"On fait du coca, au fond" : qu'est-ce que le stockage de carbone, que l'UE veut développer ?

Publié le 2 décembre 2022 à 16h45

Source : JT 20h WE

La Commission européenne a proposé, mercredi 30 novembre, des normes pour certifier le stockage de carbone.
Une pratique que Bruxelles cherche à développer.
Ce système permettrait de capter directement le CO2 émis, notamment, par les industriels avant qu'il ne soit rejeté dans l'atmosphère.

C'est une technique connue depuis plus d'une vingtaine d'années, mais qui peine à se développer. Mercredi, la Commission européenne a annoncé son intention d'intensifier ses efforts sur le "Carbone capture and storage" (CCS) qui permet de capter puis de stocker en sous-sol le CO2 rejeté dans l'air, notamment par les sites industriels (sidérurgie, cimenterie, pétrole, centrales électriques...) Une solution évoquée par les experts de l'ONU pour le climat, le Giec, qui estime que ce système de stockage de carbone est désormais un outil nécessaire pour tenter d'atteindre nos objectifs climatiques.

Comment ça marche ?

Le principe du CCS est "de mélanger les fumées qui sortent directement des usines sur des sites très émetteurs comme les cimenteries ou les centrales à charbon avec un lit liquide précis afin de provoquer une réaction chimique qui capte le CO2", explique à TF1info Samuel Marre, directeur de recherche du CNRS à l’Institut de chimie de la matière condensée de Bordeaux (ICMCB). "Une fois que le carbone est capté, on va chauffer ce CO2 pour le re-libérer, par exemple, dans un conteneur pour pouvoir le confiner et le transporter. Ensuite, une fois ces deux étapes réalisées, on va aller le stocker dans le sous-sol", détaille le chercheur.

Des zones de stockage situées entre 1000 et 3000 mètres sous terre qui peuvent être d'anciens champs de gaz ou de pétrole, mais aussi des "masses d'eau dans la roche stagnant entre un et trois kilomètres de profondeur, appelées aquifères salins, et présentes quasiment partout sur la planète, à la fois sous les océans et sous les parties continentales", précise Samuel Marre. "Les capacités de stockage de ces sites sont énormes et, selon les derniers chiffres, on pourrait y enfouir à peu près 100.000 gigatonnes, l'équivalent de 100 milliards de tonnes, de CO2". Des stockages également sans risques selon le spécialiste : "Le CO2, au bout de quelques années, va se dissoudre dans l'eau. On va faire du coca, au fond, en quelque sorte, puis en interagissant avec la roche, il va se transformer en calcaire. C’est donc un stockage pérenne et très sécurisé". 

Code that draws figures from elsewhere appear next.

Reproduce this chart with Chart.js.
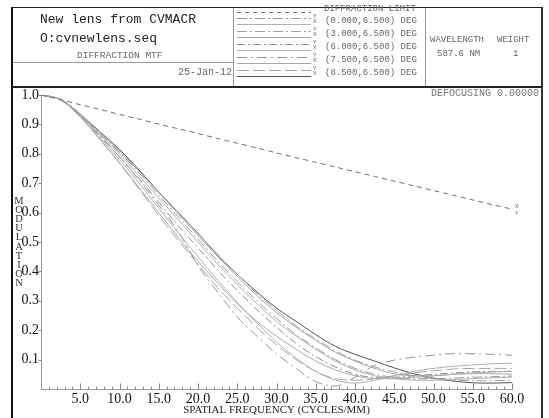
<!DOCTYPE html>
<html><head><meta charset="utf-8">
<script src="https://cdn.jsdelivr.net/npm/chart.js@4/dist/chart.umd.min.js"></script>
<style>
html,body{margin:0;padding:0;background:#fff;width:549px;height:418px;overflow:hidden;}
#wrap{position:relative;width:549px;height:418px;}
#c{position:absolute;left:0;top:0;}
.abs{position:absolute;white-space:nowrap;}
.mono{font-family:'Liberation Mono','DejaVu Sans Mono',monospace;}
.frame{position:absolute;left:11px;top:7px;width:532px;height:430px;border-left:2px solid #111;border-right:2px solid #333;border-top:1.5px solid #222;box-sizing:border-box;}
.hl{position:absolute;height:0;}
.vl{position:absolute;width:0;}
.small{font-size:9px;color:#666;line-height:10px;}
.ylet{position:absolute;left:13px;width:12px;text-align:center;font-family:'Liberation Serif','DejaVu Serif',serif;font-size:10.5px;color:#333;line-height:10px;}
</style></head>
<body><div id="wrap">
<canvas id="c" width="549" height="418"></canvas>
<div class="frame"></div>
<div class="hl" style="left:12px;top:86px;width:530px;border-top:2px solid #222;"></div>
<div class="vl" style="left:233px;top:8px;height:78px;border-left:1px solid #999;"></div>
<div class="vl" style="left:425px;top:8px;height:78px;border-left:1px solid #999;"></div>
<div class="hl" style="left:13px;top:62px;width:220px;border-top:1px solid #999;"></div>
<div class="abs mono" style="left:40px;top:12px;font-size:13px;line-height:16px;color:#222;">New lens from CVMACR</div>
<div class="abs mono" style="left:40px;top:31px;font-size:13px;line-height:16px;color:#222;">O:cvnewlens.seq</div>
<div class="abs mono" style="left:77px;top:50px;font-size:9.5px;line-height:11px;color:#666;">DIFFRACTION MTF</div>
<div class="abs mono" style="left:178px;top:67px;font-size:10px;line-height:12px;color:#666;">25-Jan-12</div>
<svg id="leg" class="abs" style="left:233px;top:7px;" width="192" height="80"></svg>
<div id="legtxt"></div>
<div class="abs mono small" style="left:430px;top:35px;">WAVELENGTH</div>
<div class="abs mono small" style="left:497px;top:35px;">WEIGHT</div>
<div class="abs mono small" style="left:437px;top:49px;">587.6 NM</div>
<div class="abs mono small" style="left:513px;top:49px;">1</div>
<div class="abs mono" style="right:10px;top:88px;font-size:10px;line-height:12px;color:#777;">DEFOCUSING 0.00000</div>
<div id="ytitle"></div>
</div>
<script>
// ---- data ----
const freq = [0,2.5,5,7.5,10,12.5,15,17.5,20,22.5,25,27.5,30,32.5,35,37.5,40,42.5,45,47.5,50,52.5,55,57.5,60];
const diffLimit = [1.0,0.984,0.967,0.951,0.934,0.918,0.901,0.885,0.869,0.852,0.836,0.820,0.803,0.787,0.771,0.755,0.739,0.723,0.707,0.691,0.675,0.659,0.643,0.627,0.612];
const f0Y = [1.0,0.985,0.933,0.868,0.805,0.735,0.660,0.585,0.510,0.435,0.365,0.300,0.240,0.185,0.140,0.100,0.070,0.050,0.040,0.035,0.035,0.037,0.040,0.042,0.044];
const f0X = [1.0,0.985,0.932,0.865,0.800,0.725,0.650,0.575,0.500,0.425,0.355,0.290,0.230,0.180,0.135,0.095,0.065,0.045,0.035,0.030,0.030,0.032,0.035,0.038,0.040];
const f1Y = [1.0,0.985,0.935,0.873,0.812,0.742,0.670,0.600,0.528,0.458,0.390,0.325,0.268,0.215,0.170,0.130,0.098,0.075,0.058,0.045,0.036,0.030,0.028,0.028,0.030];
const f1X = [1.0,0.985,0.934,0.872,0.810,0.740,0.668,0.595,0.522,0.450,0.382,0.318,0.260,0.210,0.165,0.125,0.095,0.070,0.052,0.045,0.045,0.050,0.055,0.058,0.060];
const f2Y = [1.0,0.984,0.930,0.860,0.790,0.715,0.635,0.555,0.480,0.405,0.335,0.270,0.210,0.155,0.110,0.075,0.050,0.040,0.040,0.045,0.050,0.055,0.058,0.060,0.060];
const f2X = [1.0,0.984,0.928,0.855,0.780,0.700,0.615,0.530,0.450,0.370,0.295,0.225,0.160,0.105,0.060,0.030,0.020,0.030,0.045,0.060,0.070,0.077,0.082,0.086,0.088];
const f3Y = [1.0,0.983,0.930,0.862,0.790,0.710,0.625,0.535,0.420,0.330,0.245,0.180,0.120,0.070,0.025,0.010,0.040,0.080,0.098,0.108,0.115,0.120,0.120,0.118,0.115];
const f3X = [1.0,0.984,0.925,0.850,0.770,0.685,0.600,0.515,0.435,0.360,0.290,0.230,0.180,0.135,0.095,0.065,0.045,0.035,0.035,0.040,0.045,0.050,0.052,0.052,0.050];
const f4Y = [1.0,0.983,0.925,0.848,0.768,0.680,0.590,0.505,0.425,0.345,0.275,0.210,0.150,0.100,0.060,0.035,0.030,0.035,0.045,0.055,0.062,0.068,0.070,0.070,0.070];
const f4X = [1.0,0.985,0.935,0.875,0.815,0.745,0.670,0.600,0.530,0.455,0.390,0.330,0.275,0.230,0.185,0.145,0.118,0.095,0.072,0.052,0.037,0.027,0.021,0.020,0.022];
const fieldLabels = ['(0.000,6.500) DEG','(3.000,6.500) DEG','(6.000,6.500) DEG','(7.500,6.500) DEG','(8.500,6.500) DEG'];
const xTicks = [5,10,15,20,25,30,35,40,45,50,55,60];
const yTicks = [0.1,0.2,0.3,0.4,0.5,0.6,0.7,0.8,0.9,1.0];

// ---- styles ----
const styles = [
  {d:f0Y, c:'#9a9a9a', dash:[10,3,2,3]},
  {d:f0X, c:'#b0b0b0', dash:[]},
  {d:f1Y, c:'#a0a0a0', dash:[10,3,2,3]},
  {d:f1X, c:'#a8a8a8', dash:[]},
  {d:f2Y, c:'#909090', dash:[8,3,2,3]},
  {d:f2X, c:'#b0b0b0', dash:[]},
  {d:f3Y, c:'#959595', dash:[10,4,2,4]},
  {d:f3X, c:'#aaaaaa', dash:[]},
  {d:f4Y, c:'#a5a5a5', dash:[12,4]},
  {d:f4X, c:'#555555', dash:[]}
];

const datasets = [{
  label:'DIFFRACTION LIMIT', data: freq.map((f,i)=>({x:f,y:diffLimit[i]})),
  borderColor:'#707070', borderWidth:1, borderDash:[5,4], pointRadius:0, tension:0.3, fill:false
}].concat(styles.map((s,k)=>({
  label:'s'+k, data: freq.map((f,i)=>({x:f,y:s.d[i]})),
  borderColor:s.c, borderWidth:1, borderDash:s.dash, pointRadius:0, cubicInterpolationMode:'monotone', fill:false
})));

// legend (HTML/SVG)
(function(){
  const svg=document.getElementById('leg');
  const NS='http://www.w3.org/2000/svg';
  function line(y,c,dash){const l=document.createElementNS(NS,'line');l.setAttribute('x1',4);l.setAttribute('x2',78);l.setAttribute('y1',y);l.setAttribute('y2',y);l.setAttribute('stroke',c);l.setAttribute('stroke-width',1);if(dash.length)l.setAttribute('stroke-dasharray',dash.join(' '));svg.appendChild(l);}
  line(5.5,'#707070',[4,4]);
  const lt=document.getElementById('legtxt');
  let html='<div class="abs mono small" style="left:324px;top:4px;">DIFFRACTION LIMIT</div>';
  fieldLabels.forEach((t,i)=>{
    const cy=21+13*i;
    line(cy-7+0.5-3,styles[2*i].c,styles[2*i].dash);
    line(cy-7+0.5+3,styles[2*i+1].c,styles[2*i+1].dash);
    html+='<div class="abs mono" style="left:313px;top:'+(cy-7)+'px;font-size:6px;line-height:5px;color:#666;">Y<br>X</div>';
    html+='<div class="abs mono small" style="left:325px;top:'+(cy-5)+'px;">'+t+'</div>';
  });
  lt.innerHTML=html;
  const yt=document.getElementById('ytitle');
  let h='';'MODULATION'.split('').forEach((ch,i)=>{h+='<div class="ylet" style="top:'+(196+9.1*i)+'px;">'+ch+'</div>';});
  yt.innerHTML=h;
})();

const tickPlugin={
  id:'innerTicks',
  afterDraw(chart){
    const ctx=chart.ctx,xs=chart.scales.x,ys=chart.scales.y;
    ctx.save();ctx.strokeStyle='#888';ctx.lineWidth=1;
    const b=Math.round(ys.getPixelForValue(0))+0.5;
    for(let f=1;f<=60;f++){const px=Math.round(xs.getPixelForValue(f))+0.5;const len=(f%5===0)?6:3;ctx.beginPath();ctx.moveTo(px,b);ctx.lineTo(px,b-len);ctx.stroke();}
    const l=Math.round(xs.getPixelForValue(0))+0.5;
    yTicks.forEach(v=>{const py=Math.round(ys.getPixelForValue(v))+0.5;ctx.beginPath();ctx.moveTo(l-3,py);ctx.lineTo(l,py);ctx.stroke();});
    // X/Y tag at end of diffraction limit
    const ex=xs.getPixelForValue(freq[freq.length-1]), ey=ys.getPixelForValue(diffLimit[diffLimit.length-1]);
    ctx.fillStyle='#666';ctx.font='6px "Liberation Mono", monospace';ctx.textBaseline='middle';
    ctx.fillText('X',ex+3,ey-3);ctx.fillText('Y',ex+3,ey+4);
    ctx.restore();
  }
};

new Chart(document.getElementById('c'),{
  type:'line',
  data:{datasets},
  options:{
    responsive:false, animation:false, devicePixelRatio:1,
    layout:{padding:{top:95,right:37,left:0,bottom:0}},
    plugins:{legend:{display:false},tooltip:{enabled:false}},
    scales:{
      x:{type:'linear',min:0,max:60,
        afterFit(s){s.height=29;},
        afterBuildTicks(s){s.ticks=[0].concat(xTicks).map(v=>({value:v}));},
        grid:{display:false,drawTicks:false},
        border:{display:true,color:'#999',width:1},
        ticks:{padding:2,autoSkip:false,maxRotation:0,color:'#111',font:{family:"'Liberation Serif','DejaVu Serif',serif",size:14},callback:v=>v===0?'':v.toFixed(1)},
        title:{display:true,text:'SPATIAL FREQUENCY (CYCLES/MM)',color:'#222',padding:{top:0,bottom:1},font:{family:"'Liberation Serif','DejaVu Serif',serif",size:11}}
      },
      y:{type:'linear',min:0,max:1,
        afterFit(s){s.width=41;},
        afterBuildTicks(s){s.ticks=[0].concat(yTicks).map(v=>({value:v}));},
        grid:{display:false,drawTicks:false},
        border:{display:true,color:'#999',width:1},
        ticks:{padding:2,autoSkip:false,color:'#111',font:{family:"'Liberation Serif','DejaVu Serif',serif",size:14},callback:v=>v===0?'':v.toFixed(1)}
      }
    }
  },
  plugins:[tickPlugin]
});
</script>
</body></html>
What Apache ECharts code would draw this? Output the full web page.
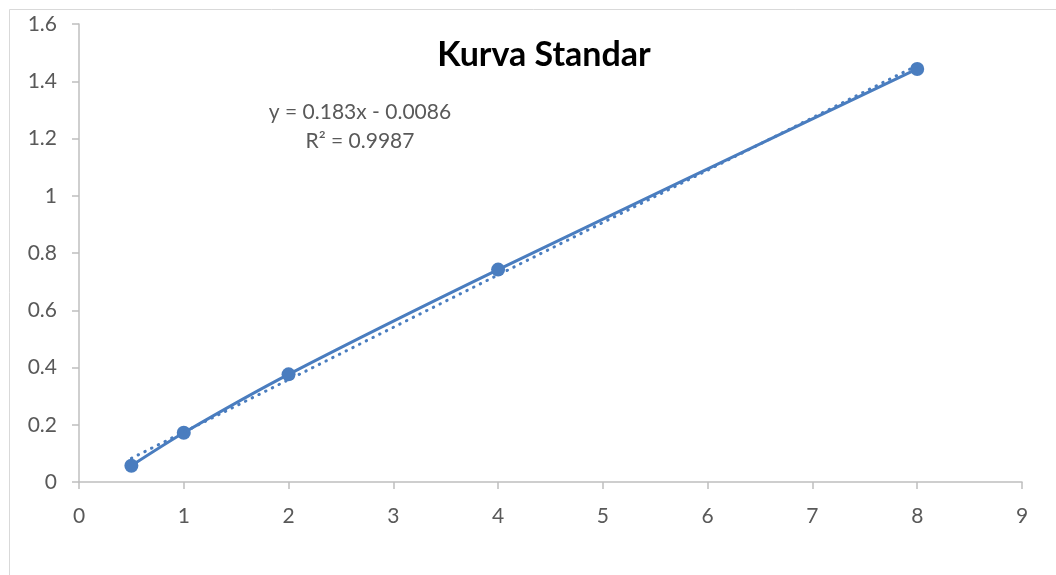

Et pour enfouir ce carbone dans les aquifères salins, le monde possède déjà les technologies nécessaires, via l'industrie pétrolière, habituée à effectuer ces forages et qui utilise déjà le stockage de CO2 dans un but commercial : "Elles enfouissent le CO2 pour pousser le pétrole qui reste au fond des puits" vers la surface pour l'exploiter, détaille le spécialiste. "Ces techniques ne sont pas une vue de l'esprit, ce sont des choses qui fonctionnent aujourd'hui, mais sous forme de démonstrateurs. Il en existe une cinquantaine à travers le monde, dont le plus connu est en Europe, en mer du Nord". La plateforme gazière de Sleipner, appartenant à la Norvège, enfouit ainsi depuis près de vingt ans ses déchets en CO2, soit un million de tonnes tous les ans.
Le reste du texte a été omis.